Er glaubt, dass die bisherigen Ermittlungserfolge erst die Spitze des Eisbergs sind. "Die Zahl könnte noch massiv ansteigen", glaubt Bana. Zudem dürfe die Regierung jetzt nicht mit zweierlei Maß messen. "Das Gesetz muss auf alle gewählten und ernannten Regierungsangestellte angewandt werden - auf Politiker aller Ebenen."

Nur die 'Spitze des Eisbergs'?

Denn die bisherigen Untersuchungen schlossen Provinz- und Bezirksgouverneure, Abgeordnete, Minister und Berater aus. Die Regierung versichert, dass die Überprüfungen weitergehen werden.

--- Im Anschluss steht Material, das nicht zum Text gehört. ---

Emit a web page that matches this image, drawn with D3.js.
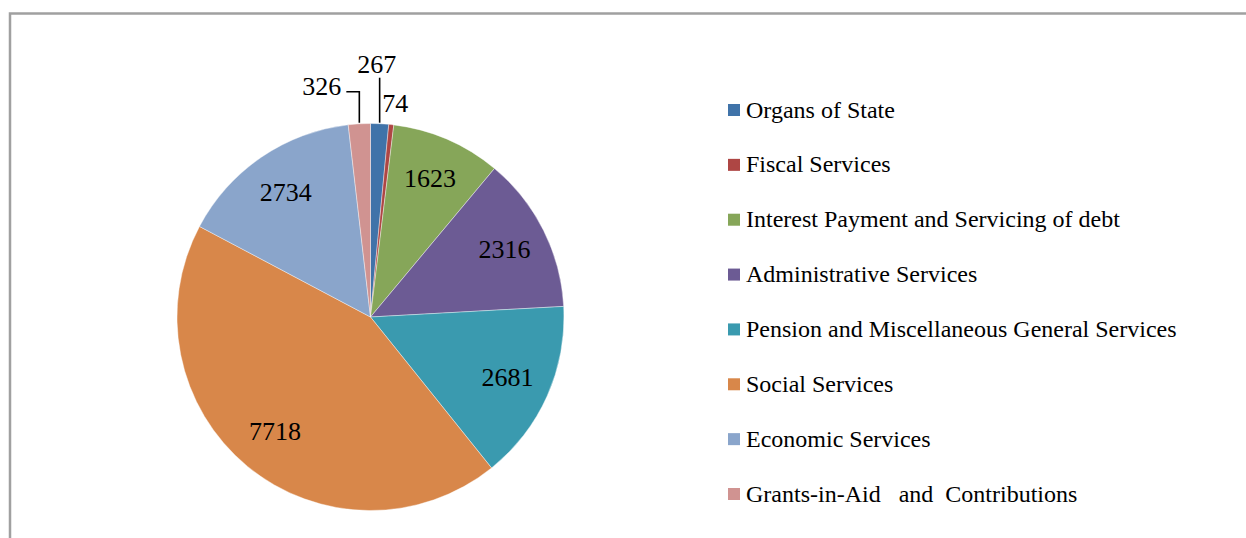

Kritiker haben zum Beispiel Paul Makonda im Blick, Provinzgouverneur von Tansanias größter Stadt Daressalam. "Schon lange besteht der Verdacht, dass Makonda ein Abiturzeugnis benutzt hat, das nicht seines ist und dass er in Wirklichkeit nicht Paul Makonda ist, sondern Dawdi Bashite heißt", sagt Tundu Lissu, Präsident des tansanischen Anwaltsverbands im DW-Interview. Der Verband werde Anzeige gegen ihn erstatten.

Tanzania Paul Makonda
Kritiker werfen Paul Makonda vor, sich mit dem Zeugnis eines Verwandten beworben zu haben Bild: E. Boniphace

Die Regierung müsse den korrupten und aufgeblähten Verwaltungsapparat nicht nur weiter entschlacken, sondern zukünftig auch ein Auge auf die Effizienz seiner Mitarbeiter werfen, sagt der Politikprofessor Bana Benson. "Es muss unbedingt ein angemessenes Performance-Managementsystem für den öffentlichen Sektor eingeführt werden", so Benson. Außerdem sei ein kontinuierliches Training von Beamten nötig, um eine funktionierende Regierung gewährleisten zu können.